Using ${\hat{β}}_{F I C} (θ, σ^{2}, A)$ , the $β$ -profiled marginal log likelihood for FIC approximation is:

$\begin{array}{l} \log P_{F I C} (y | X, {\hat{β}}_{F I C} (θ, σ^{2}, A), θ, σ^{2}, A) = \\ \begin{array}{l} - \frac{1}{2} {(y - H {\hat{β}}_{F I C} (θ, σ^{2}, A))}^{T} {({\hat{K}}_{F I C} (X, X | θ, A) + σ^{2} I_{N})}^{- 1} (y - H {\hat{β}}_{F I C} (θ, σ^{2}, A)) \\ - \frac{N}{2} \log 2 π - \frac{1}{2} \log | {\hat{K}}_{F I C} (X, X | θ, A) + σ^{2} I_{N} |, \end{array} \end{array}$

where

$\begin{array}{l} {({\hat{K}}_{F I C} (X, X | θ, A) + σ^{2} I_{N})}^{- 1} \\ = Λ {(θ, σ^{2}, A)}^{- 1} - Λ {(θ, σ^{2}, A)}^{- 1} K (X, X_{A} | θ) B_{A}^{- 1} K (X_{A}, X | θ) Λ {(θ, σ^{2}, A)}^{- 1}, \\ \log | {\hat{K}}_{F I C} (X, X | θ, A) + σ^{2} I_{N} | = \log | Λ (θ, σ^{2}, A) | + \log | B_{A} | - \log | K (X_{A}, X_{A} | θ) | . \end{array}$

Prediction

The FIC approximation to the distribution of $y_{n e w}$ given $y$ , $X$ , $x_{n e w}$ is

$\begin{array}{l} P (y_{n e w} | y, X, x_{n e w}) & = N (y_{n e w} | h {(x_{n e w})}^{T} β + μ_{F I C}, σ_{n e w}^{2} + Σ_{F I C}) \end{array},$

where $μ_{F I C}$ and $Σ_{F I C}$ are the FIC approximations to $μ$ and $Σ$ given in prediction using exact GPR method.
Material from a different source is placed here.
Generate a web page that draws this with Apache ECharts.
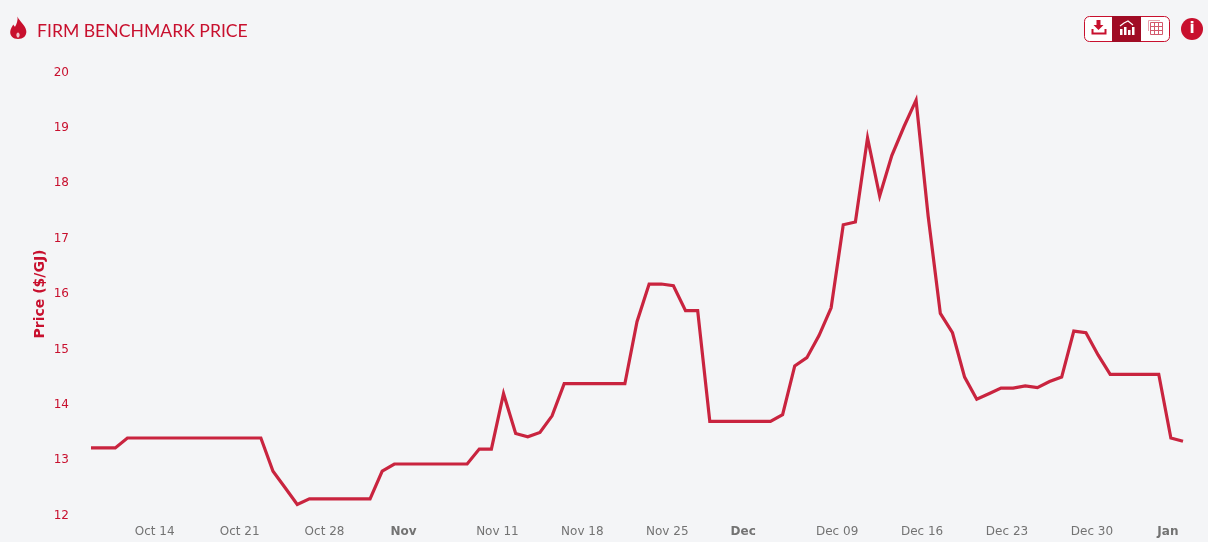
<!DOCTYPE html>
<html><head><meta charset="utf-8">
<style>html,body{margin:0;padding:0;background:#f4f5f7}#c{width:1208px;height:542px}</style>
<script src="https://cdn.jsdelivr.net/npm/echarts@6/dist/echarts.min.js"></script>
</head><body><div id="c"></div>
<script>
const titleText = 'FIRM BENCHMARK PRICE';
const yAxisName = 'Price ($/GJ)';
const dates = [
 'Oct 9','Oct 10','Oct 11','Oct 12','Oct 13','Oct 14','Oct 15','Oct 16','Oct 17','Oct 18','Oct 19','Oct 20','Oct 21','Oct 22','Oct 23','Oct 24','Oct 25','Oct 26','Oct 27','Oct 28','Oct 29','Oct 30','Oct 31',
 'Nov 1','Nov 2','Nov 3','Nov 4','Nov 5','Nov 6','Nov 7','Nov 8','Nov 9','Nov 10','Nov 11','Nov 12','Nov 13','Nov 14','Nov 15','Nov 16','Nov 17','Nov 18','Nov 19','Nov 20','Nov 21','Nov 22','Nov 23','Nov 24','Nov 25','Nov 26','Nov 27','Nov 28','Nov 29','Nov 30',
 'Dec 1','Dec 2','Dec 3','Dec 4','Dec 5','Dec 6','Dec 7','Dec 8','Dec 09','Dec 10','Dec 11','Dec 12','Dec 13','Dec 14','Dec 15','Dec 16','Dec 17','Dec 18','Dec 19','Dec 20','Dec 21','Dec 22','Dec 23','Dec 24','Dec 25','Dec 26','Dec 27','Dec 28','Dec 29','Dec 30','Dec 31',
 'Jan 1','Jan 2','Jan 3','Jan 4','Jan 5','Jan 6','Jan 7'];
const prices = [
 13.22,13.22,13.22,13.4,13.4,13.4,13.4,13.4,13.4,13.4,13.4,13.4,13.4,13.4,13.4,12.8,12.5,12.2,12.3,12.3,12.3,12.3,12.3,12.3,
 12.8,12.93,12.93,12.93,12.93,12.93,12.93,12.93,13.2,13.2,14.2,13.48,13.42,13.5,13.8,14.38,14.38,14.38,14.38,14.38,14.38,
 15.5,16.18,16.18,16.15,15.7,15.7,13.7,13.7,13.7,13.7,13.7,13.7,13.82,14.7,14.85,15.25,15.75,17.25,17.3,18.82,17.77,18.5,19.02,19.5,
 17.4,15.65,15.3,14.5,14.1,14.2,14.3,14.3,14.34,14.31,14.42,14.5,15.33,15.3,14.9,14.55,14.55,14.55,14.55,14.55,13.4,13.34];
const tickDates = ['Oct 14','Oct 21','Oct 28','Nov 4','Nov 11','Nov 18','Nov 25','Dec 2','Dec 09','Dec 16','Dec 23','Dec 30','Jan 6'];
const monthTicks = {'Nov 4':'Nov','Dec 2':'Dec','Jan 6':'Jan'};
const lateTicks = ['Nov 11','Nov 18','Nov 25','Dec 09','Dec 16','Dec 23','Dec 30'];

const RED='#c8102e', DARK='#a00c25';
echarts.graphic.registerShape('flame', echarts.graphic.extendShape({
 buildPath(ctx){
  ctx.moveTo(17.5,16.5);
  ctx.bezierCurveTo(19,21,25.5,25,26.3,31);
  ctx.bezierCurveTo(26.8,36,23,39,18,39);
  ctx.bezierCurveTo(13,39,9.6,35.5,10.3,31);
  ctx.bezierCurveTo(10.7,28.5,12.3,26.5,13.3,24.5);
  ctx.bezierCurveTo(13.8,25.5,14.2,26,15,26.8);
  ctx.bezierCurveTo(16.5,24,18,21,17.5,16.5);
  ctx.closePath();
 }
}));
const chart=echarts.init(document.getElementById('c'),null,{renderer:'canvas'});
const pale='#d3596d';
chart.setOption({
 animation:false,
 backgroundColor:'#f4f5f7',
 grid:{left:91,right:25,top:72.5,bottom:26.5,containLabel:false},
 xAxis:{type:'category',data:dates,boundaryGap:false,
  axisLine:{show:false},axisTick:{show:false},splitLine:{show:false},
  axisLabel:{interval:(i,v)=>tickDates.includes(v),hideOverlap:false,margin:10,
   fontFamily:'DejaVu Sans',fontSize:12,color:'#737373',
   formatter:v=>monthTicks[v]?`{b|${monthTicks[v]}}`:lateTicks.includes(v)?`{l|${v}}`:`{e|${v}}`,
   rich:{
    b:{fontFamily:'DejaVu Sans',fontSize:12,fontWeight:'bold',color:'#737373',padding:[0,6,0,0]},
    l:{fontFamily:'DejaVu Sans',fontSize:12,color:'#737373',padding:[0,0,0,12]},
    e:{fontFamily:'DejaVu Sans',fontSize:12,color:'#737373',padding:[0,0,0,6]}
   }}},
 yAxis:{type:'value',min:12,max:20,interval:1,
  name:yAxisName,nameLocation:'middle',nameRotate:90,nameGap:44,nameMoveOverlap:false,
  nameTextStyle:{fontFamily:'DejaVu Sans',fontSize:14,fontWeight:'bold',color:RED},
  axisLine:{show:false},axisTick:{show:false},splitLine:{show:false},
  axisLabel:{fontFamily:'DejaVu Sans',fontSize:12,color:RED,margin:22,padding:[3,0,0,0]}},
 series:[{type:'line',data:prices,symbol:'none',smooth:false,clip:false,
  lineStyle:{color:'#c9243f',width:3.2,join:'miter'}}],
 graphic:[
  {type:'flame',style:{fill:RED}},
  {type:'ellipse',shape:{cx:18,cy:35,rx:1.6,ry:2.6},style:{fill:'#f0c4cc'}},
  {type:'text',left:37,top:22,style:{text:titleText,font:'17.6px Lato',fill:RED}},
  {type:'rect',shape:{x:1084.5,y:16.5,width:85,height:25,r:5},style:{fill:'#fff',stroke:RED,lineWidth:1}},
  {type:'rect',shape:{x:1112,y:16,width:29,height:26},style:{fill:DARK}},
  {type:'polygon',shape:{points:[[1096.5,20],[1100.5,20],[1100.5,25],[1103.5,25],[1098.5,30],[1093.5,25],[1096.5,25]]},style:{fill:RED}},
  {type:'polygon',shape:{points:[[1091.5,29],[1093.5,29],[1093.5,32.5],[1104.5,32.5],[1104.5,29],[1106.5,29],[1106.5,34.5],[1091.5,34.5]]},style:{fill:RED}},
  {type:'rect',shape:{x:1120,y:29,width:2.5,height:6},style:{fill:'#fff'}},
  {type:'rect',shape:{x:1124,y:27,width:2.5,height:8},style:{fill:'#fff'}},
  {type:'rect',shape:{x:1128,y:30,width:2.5,height:5},style:{fill:'#fff'}},
  {type:'rect',shape:{x:1132,y:27,width:2.5,height:8},style:{fill:'#fff'}},
  {type:'polyline',shape:{points:[[1120,26],[1124,23],[1128,21],[1133,25]]},style:{stroke:'#fff',fill:null,lineWidth:1.2}},
  {type:'polyline',shape:{points:[[1148.5,31],[1148.5,20.5],[1160,20.5]]},style:{stroke:'#e8a0ac',fill:null,lineWidth:1}},
  {type:'rect',shape:{x:1150.5,y:22.5,width:12,height:12},style:{fill:'none',stroke:pale,lineWidth:1}},
  {type:'polyline',shape:{points:[[1150.5,26.5],[1162.5,26.5]]},style:{stroke:pale,fill:null,lineWidth:1}},
  {type:'polyline',shape:{points:[[1150.5,30.5],[1162.5,30.5]]},style:{stroke:pale,fill:null,lineWidth:1}},
  {type:'polyline',shape:{points:[[1154.5,22.5],[1154.5,34.5]]},style:{stroke:pale,fill:null,lineWidth:1}},
  {type:'polyline',shape:{points:[[1158.5,22.5],[1158.5,34.5]]},style:{stroke:pale,fill:null,lineWidth:1}},
  {type:'circle',shape:{cx:1192,cy:29,r:11},style:{fill:RED}},
  {type:'text',x:1192,y:29.5,style:{text:'i',font:'bold 15px "DejaVu Sans"',fill:'#fff',align:'center',verticalAlign:'middle'}}
 ]
});
</script></body></html>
As in the SR case, $μ_{F I C}$ and $Σ_{F I C}$ are obtained by replacing all occurrences of the true kernel with its FIC approximation. The final forms of $μ_{F I C}$ and $Σ_{F I C}$ are as follows:

$μ_{F I C} = K (x_{n e w}^{T}, X_{A} | θ) B_{A}^{- 1} K (X_{A}, X | θ) Λ {(θ, σ^{2}, A)}^{- 1} (y - H β),$

$\begin{array}{l} Σ_{F I C} & = k (x_{n e w}, x_{n e w} | θ) - K (x_{n e w}^{T}, X_{A} | θ) K {(X_{A}, X_{A} | θ)}^{- 1} K (X_{A}, x_{n e w}^{T} | θ) \\ + K (x_{n e w}^{T}, X_{A} | θ) B_{A}^{- 1} K (X_{A}, x_{n e w}^{T} | θ), \end{array}$

where

$\begin{array}{l} B_{A} = K (X_{A}, X_{A} | θ) + K (X_{A}, X | θ) Λ {(θ, σ^{2}, A)}^{- 1} K (X, X_{A} | θ), \\ Λ (θ, σ^{2}, A) = Ω (X | θ, A) + σ^{2} I_{n} . \end{array}$

References

[1] Candela, J. Q. "A Unifying View of Sparse Approximate Gaussian Process Regression." Journal of Machine Learning Research. Vol 6, pp. 1939–1959, 2005.